Bien plus que l’expression publique d’opinions « disharmonieuses » sur les médias sociaux, ce sont en effet des questions telles que celles de l’atterrissage brutal de l’économie – atterrissage qui semble plus probable que jamais – et des différends économiques entre gouvernements locaux et citoyens qui maintiennent le politburo éveillé jusque tard dans la nuit. La semaine précédant la rédaction de cet article, Wukan, un village côtier de la Province de Guandong s’est révolté suite à un litige foncier opposant les villageois et des responsables gouvernementaux – une source très courante de tensions sociales dans la Chine contemporaine. Dans cette situation délicate, les médias sociaux et microblogs n’ont que lointainement servi de moyen de communication pour la révolte, et sont loin de constituer la cause de la lutte de ces courageux villageois contre des autorités hors de contrôle. La récession économique ainsi que l’exploitation et l’appropriation par les pouvoirs locaux de biens privé, le tout sous la menace de créances douteuses et de faillite, constitue un terreau fertile pour de nouvelles révoltes.

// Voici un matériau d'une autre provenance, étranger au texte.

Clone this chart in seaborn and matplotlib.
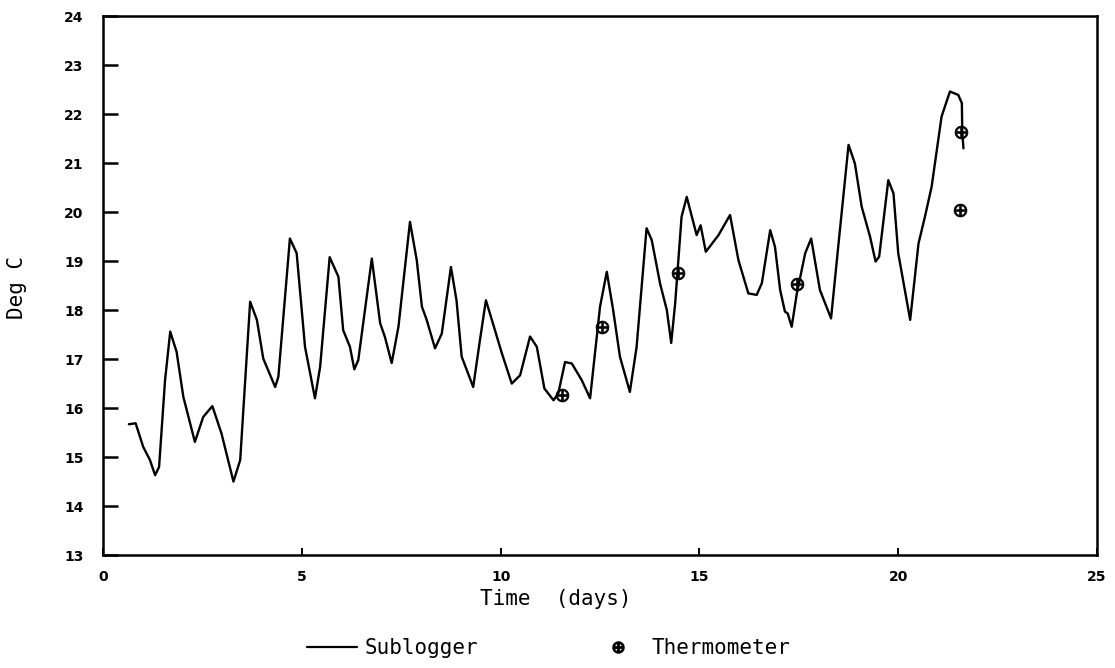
import seaborn as sns
import pandas as pd
import matplotlib.pyplot as plt
from matplotlib.lines import Line2D

# sublogger trace
time_days = [0.65, 0.82, 1.01, 1.18, 1.31, 1.41, 1.56, 1.69, 1.85, 2.02,
             2.31, 2.52, 2.75, 2.98, 3.28, 3.45, 3.70, 3.87, 4.03, 4.33,
             4.41, 4.70, 4.87, 5.08, 5.33, 5.46, 5.70, 5.92, 6.04, 6.21,
             6.32, 6.42, 6.76, 6.97, 7.09, 7.26, 7.43, 7.72, 7.89, 8.02,
             8.14, 8.35, 8.52, 8.75, 8.89, 9.02, 9.31, 9.48, 9.63, 9.82,
             10.03, 10.28, 10.49, 10.74, 10.91, 11.10, 11.33, 11.45, 11.62, 11.79,
             12.04, 12.25, 12.50, 12.67, 12.83, 13.00, 13.25, 13.42, 13.67, 13.80,
             14.01, 14.18, 14.29, 14.39, 14.55, 14.68, 14.93, 15.03, 15.16, 15.48,
             15.77, 15.98, 16.23, 16.44, 16.57, 16.78, 16.90, 17.03, 17.15, 17.22,
             17.32, 17.45, 17.66, 17.81, 18.03, 18.31, 18.49, 18.75, 18.91, 19.08,
             19.29, 19.43, 19.52, 19.75, 19.88, 20.00, 20.30, 20.51, 20.67, 20.84,
             21.09, 21.30, 21.51, 21.60, 21.61, 21.64]
sublogger = [15.67, 15.69, 15.21, 14.94, 14.63, 14.80, 16.57, 17.56, 17.15, 16.23,
             15.31, 15.82, 16.04, 15.48, 14.50, 14.94, 18.17, 17.80, 17.01, 16.43,
             16.64, 19.46, 19.16, 17.25, 16.20, 16.84, 19.08, 18.68, 17.59, 17.25,
             16.79, 16.98, 19.05, 17.73, 17.45, 16.92, 17.66, 19.80, 19.02, 18.07,
             17.80, 17.22, 17.52, 18.88, 18.20, 17.05, 16.43, 17.39, 18.20, 17.69,
             17.12, 16.50, 16.67, 17.46, 17.25, 16.40, 16.16, 16.30, 16.94, 16.91,
             16.57, 16.20, 18.07, 18.78, 18.00, 17.05, 16.33, 17.25, 19.67, 19.43,
             18.54, 18.00, 17.33, 18.14, 19.90, 20.31, 19.53, 19.73, 19.19, 19.53,
             19.94, 19.02, 18.34, 18.31, 18.55, 19.63, 19.29, 18.41, 17.97, 17.93,
             17.66, 18.34, 19.16, 19.46, 18.41, 17.83, 19.29, 21.37, 20.99, 20.11,
             19.50, 18.99, 19.09, 20.65, 20.38, 19.16, 17.80, 19.36, 19.90, 20.52,
             21.95, 22.46, 22.39, 22.22, 21.64, 21.30]

# spot readings
thermo_days = [11.54, 12.54, 14.47, 17.45, 21.55, 21.58]
thermometer = [16.27, 17.66, 18.75, 18.53, 20.04, 21.64]

x_ticks = [0, 5, 10, 15, 20, 25]
y_ticks = list(range(13, 25))

sns.set_style("white")
plt.rcParams['font.family'] = ['DejaVu Sans']

logger_df = pd.DataFrame({"time": time_days, "temp": sublogger})
thermo_df = pd.DataFrame({"time": thermo_days, "temp": thermometer})

fig = plt.figure(figsize=(11.15, 6.68), dpi=100)
ax = fig.add_axes([0.0924, 0.169, 0.8915, 0.807])

sns.lineplot(data=logger_df, x="time", y="temp", color="black", linewidth=1.7,
             ax=ax, sort=False)
sns.scatterplot(data=thermo_df, x="time", y="temp", marker=r"$\oplus$", s=85,
                color="black", edgecolor="black", linewidth=0.6, ax=ax)

ax.set_xlim(0, 25)
ax.set_ylim(13, 24)
ax.set_xticks(x_ticks)
ax.set_yticks(y_ticks)
ax.tick_params(axis="y", left=True, direction="in", length=11, width=1.8,
               pad=14, labelsize=10, color="black", labelcolor="black")
ax.tick_params(axis="x", bottom=True, direction="in", length=5, width=1.4,
               pad=11, labelsize=10, color="black", labelcolor="black")
for lab in ax.get_xticklabels() + ax.get_yticklabels():
    lab.set_fontweight("bold")
for sp in ax.spines.values():
    sp.set_linewidth(1.8)
    sp.set_color("black")

ax.set_xlabel("Time  (days)", fontsize=15, family="DejaVu Sans Mono",
              color="black")
ax.xaxis.set_label_coords(0.455, -0.062)
ax.set_ylabel("Deg C", fontsize=15, family="DejaVu Sans Mono", color="black")
ax.yaxis.set_label_coords(-0.076, 0.497)

handles = [Line2D([], [], color="black", linewidth=1.6),
           Line2D([], [], color="black", linestyle="none", marker=r"$\oplus$",
                  markersize=8)]
leg = fig.legend(handles, ["Sublogger", "Thermometer"], loc="center",
                 bbox_to_anchor=(0.492, 0.03), ncol=2, frameon=False,
                 handlelength=2.4, handletextpad=0.4, columnspacing=5.5,
                 prop={"family": "DejaVu Sans Mono", "size": 15})
for t in leg.get_texts():
    t.set_color("black")

fig.savefig("out.png", dpi=100)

Si la situation économique continue à s’aggraver, les villageois de Wukan seront suivis par d’autres dans la nécessité de prendre position et de défendre leurs droits. Le PCC sera alors contraint à gouverner une société qu’il aura rendu de plus en plus intraitables. Si l’économie devait s’effondrer, le PCC, son idéologie et sa débrouillardise, seraient soumis à une pression d’une force inédite. Et face à l’augmentation de la fréquence et l’intensité de ces manifestations économiquement motivées, le PCC pourrait finalement perdre le contrôle de la situation.